4) Large Rooms in Large Buildings

This one might be one of the less intuitive ways that tornadoes can kill, which makes it all that much more important to remember. In places like churches, gymnasiums, and big-box stores, you should immediately exit large open rooms and take shelter in smaller rooms—such as offices and restrooms. Big rooms have big roofs above them, which weigh many tons. You definitely don’t want to be underneath one when it comes down.  Deaths occurred at the Goshen, Alabama United Methodist Church when the roof collapsed into the main sanctuary, as seen in the photo below. However, smaller side rooms in the same building remained safe.

Roof Collapse after Tornado Damage

United Methodist Church in Goshen, AL. Photo by NWS-Birmingham.


5) Nocturnal Events

Many fatalities are caused by tornadoes that strike in the middle of the night. When you’re asleep, you must have a device that will wake you in time to get your family to shelter. With an average lead time of 13 minutes, an NOAA Weather Radio will immediately alert you of tornado warnings that can save your life.

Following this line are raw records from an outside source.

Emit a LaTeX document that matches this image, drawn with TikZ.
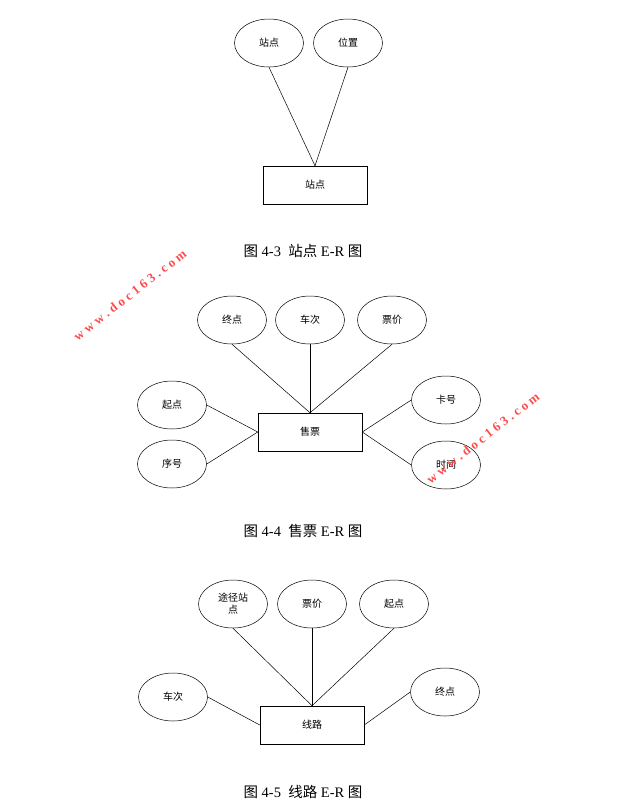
\documentclass[tikz,border=0pt]{standalone}
\usepackage{fontspec}
\setmainfont{Liberation Serif}
\newfontfamily\cjk{Noto Sans CJK SC}
\usetikzlibrary{shapes.geometric}
\newcommand\attrw{69pt}
\newcommand\attrh{48pt}
\newcommand\wmtext{w\ w\ w\ .\ d\ o\ c\ 1\ 6\ 3\ .\ c\ o\ m}

\begin{document}
\begin{tikzpicture}[x = 1pt, y = -1pt, line width = 0.5pt,
	attr/.style = {ellipse, draw, minimum width = \attrw, minimum height = \attrh, inner sep = 0pt, font = \cjk\fontsize{10}{12}\selectfont, align = center},
	entity/.style = {draw, minimum width = 104pt, minimum height = 38pt, font = \cjk\fontsize{10}{12}\selectfont},
	caption/.style = {font = \fontsize{14.5}{17}\selectfont},
	mark163/.style = {text = red!70, font = \bfseries\fontsize{13}{15}\selectfont, rotate = 38}]
	\useasboundingbox (0, 0) rectangle (638, 807);

	% Station
	\node [entity] (st) at (315, 185) {站点};
	\foreach \n/\x/\t in {sa/269/站点, sb/348/位置} {
		\node [attr] (\n) at (\x, 43) {\t};
		\draw (\n.south) -- (st.north);
	}
	\node [caption] (cap3) at (303, 251) {{\cjk 图} 4-3\ \ {\cjk 站点} E-R {\cjk 图}};

	% Ticket
	\node [entity] (tk) at (310, 432) {售票};
	\foreach \n/\x/\t in {ta/232/终点, tb/310/车次, tc/392/票价} {
		\node [attr] (\n) at (\x, 320) {\t};
		\draw (\n.south) -- (tk.north);
	}
	\foreach \n/\y/\t in {td/405/起点, te/464/序号} {
		\node [attr] (\n) at (172, \y) {\t};
		\draw (\n.east) -- (tk.west);
	}
	\foreach \n/\y/\t in {tf/400/卡号, tg/465/时间} {
		\node [attr] (\n) at (446, \y) {\t};
		\draw (\n.west) -- (tk.east);
	}
	\node [caption] (cap4) at (303, 531) {{\cjk 图} 4-4\ \ {\cjk 售票} E-R {\cjk 图}};

	% Route
	\node [entity] (rt) at (312, 725) {线路};
	\foreach \n/\x/\t in {ra/233/途径站\\点, rb/312/票价, rc/394/起点} {
		\node [attr] (\n) at (\x, 604) {\t};
		\draw (\n.south) -- (rt.north);
	}
	\node [attr] (rd) at (173, 697) {车次};
	\draw (rd.east) -- (rt.west);
	\node [attr] (re) at (445, 692) {终点};
	\draw (re.west) -- (rt.east);
	\node [caption] (cap5) at (303, 792) {{\cjk 图} 4-5\ \ {\cjk 线路} E-R {\cjk 图}};

	% Watermarks
	\node [mark163] (wm1) at (130, 295) {\wmtext};
	\node [mark163] (wm2) at (483, 438) {\wmtext};
\end{tikzpicture}
\end{document}
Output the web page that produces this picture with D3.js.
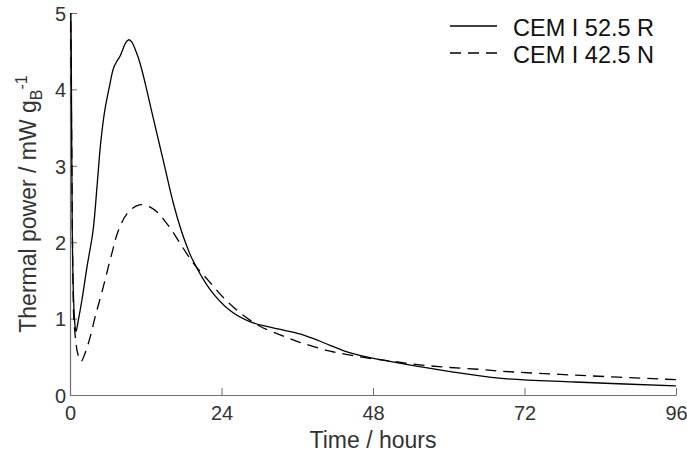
<!DOCTYPE html>
<html><head><meta charset="utf-8">
<script src="https://cdn.jsdelivr.net/npm/d3@7/dist/d3.min.js"></script>
<style>html,body{margin:0;padding:0;background:#fff;}svg{display:block;}</style>
</head><body>
<svg id="chart" width="687" height="456"></svg>
<script>
// Data (hours, mW/g_B)
const seriesNames = ["CEM I 52.5 R", "CEM I 42.5 N"];
const timeR = [0.05,0.2,0.35,0.55,0.75,0.95,1.3,1.9,2.7,3.65,4.3,4.86,5.5,6.3,6.9,7.5,7.9,8.3,8.7,9.0,9.35,9.8,10.3,10.8,11.3,12.0,13.2,14.8,16.4,17.6,18.5,19.3,22.2,25.3,28.5,31,33.8,36.4,38.5,41.2,43.5,45.9,50.7,55.4,60,68,80,96];
const powerR = [5.6,4.5,2.2,1.3,0.95,0.83,0.97,1.25,1.68,2.15,2.75,3.3,3.72,4.06,4.28,4.38,4.43,4.51,4.59,4.63,4.65,4.62,4.53,4.42,4.28,4.05,3.62,3.06,2.5,2.16,1.95,1.79,1.38,1.11,0.96,0.9,0.85,0.8,0.74,0.65,0.575,0.52,0.44,0.37,0.31,0.22,0.17,0.12];
const timeN = [0.05,0.15,0.3,0.45,0.6,0.9,1.2,1.75,2.4,3.2,4.0,5.1,6.65,7.65,9.2,11.0,12.7,14.0,15.0,16.1,17.4,19.5,21.9,24.6,27.5,30.1,33.8,36.4,41.2,45.9,50.7,55.4,60.2,65,68.6,80,96];
const powerN = [5.6,4.5,3.0,1.6,1.0,0.72,0.55,0.44,0.55,0.76,1.03,1.36,1.86,2.15,2.39,2.49,2.46,2.38,2.28,2.16,1.99,1.73,1.5,1.25,1.04,0.9,0.77,0.69,0.575,0.5,0.445,0.395,0.36,0.335,0.31,0.26,0.2];
const xTicks = [0,24,48,72,96];
const yTicks = [0,1,2,3,4,5];

const svg = d3.select("#chart");
const L = 70, R = 676, T = 13, B = 395;
const x = d3.scaleLinear().domain([0,96]).range([L,R]);
const y = d3.scaleLinear().domain([0,5]).range([B,T]);
const axisCol = "#6e6e6e", textCol = "#333";
const font = "'Liberation Sans', Arial, sans-serif";

svg.append("defs").append("clipPath").attr("id","clip")
  .append("rect").attr("x",L).attr("y",T).attr("width",R-L+1).attr("height",B-T);

// axes
const xAxis = svg.append("g").attr("transform",`translate(0,${B})`)
  .call(d3.axisBottom(x).tickValues(xTicks).tickFormat(d3.format("d")).tickSizeInner(-7).tickSizeOuter(0));
const yAxis = svg.append("g").attr("transform",`translate(${L},0)`)
  .call(d3.axisLeft(y).tickValues(yTicks).tickFormat(d3.format("d")).tickSizeInner(-7).tickSizeOuter(0).tickPadding(4));
[xAxis,yAxis].forEach(g=>{
  g.select(".domain").attr("stroke",axisCol).attr("stroke-width",1.2);
  g.selectAll(".tick line").attr("stroke",axisCol).attr("stroke-width",1);
  g.selectAll(".tick text").attr("fill",textCol).style("font-family",font).style("font-size","20px");
});
xAxis.selectAll(".tick text").attr("dy","0.71em").attr("y",11);
yAxis.selectAll(".tick text").attr("dy","0.36em");

// lines
const line = d3.line().x(d=>x(d[0])).y(d=>y(d[1])).curve(d3.curveCatmullRom.alpha(0.5));
const plot = svg.append("g").attr("clip-path","url(#clip)");
plot.append("path").datum(timeR.map((t,i)=>[t,powerR[i]]))
  .attr("d",line).attr("fill","none").attr("stroke","#000").attr("stroke-width",1.3);
plot.append("path").datum(timeN.map((t,i)=>[t,powerN[i]]))
  .attr("d",line).attr("fill","none").attr("stroke","#000").attr("stroke-width",1.3)
  .attr("stroke-dasharray","11,7");

// axis labels
svg.append("text").attr("x",(L+R)/2).attr("y",448).attr("text-anchor","middle")
  .attr("fill",textCol).style("font-family",font).style("font-size","23px").text("Time / hours");
const yl = svg.append("text").attr("transform",`translate(36,${(T+B)/2}) rotate(-90)`)
  .attr("text-anchor","middle").attr("fill",textCol).style("font-family",font).style("font-size","23px");
yl.append("tspan").text("Thermal power / mW g");
yl.append("tspan").attr("dy",6).style("font-size","16px").text("B");
yl.append("tspan").attr("dy",-15).style("font-size","16px").text("-1");

// legend
const leg = svg.append("g");
const legY = [26,53];
seriesNames.forEach((n,i)=>{
  leg.append("line").attr("x1",450).attr("x2",497).attr("y1",legY[i]).attr("y2",legY[i])
    .attr("stroke","#000").attr("stroke-width",1.3).attr("stroke-dasharray", i===1?"11,7":null);
  leg.append("text").attr("x",513).attr("y",legY[i]+10).attr("fill","#111")
    .style("font-family",font).style("font-size","23.5px").text(n);
});
</script>
</body></html>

6) Stronger Tornadoes are More Deadly

Although they comprise only 1% of all US tornadoes, violent EF-4 and EF-5 tornadoes are responsible for the majority of deaths. During these tornadoes, your safest place is in a storm shelter or in your basement, underneath a piece of heavy furniture. And always…ALWAYS have more than one way of receiving warnings. Cell phones are okay, but an NOAA Weather Radio is the fastest, most reliable method of saving lives.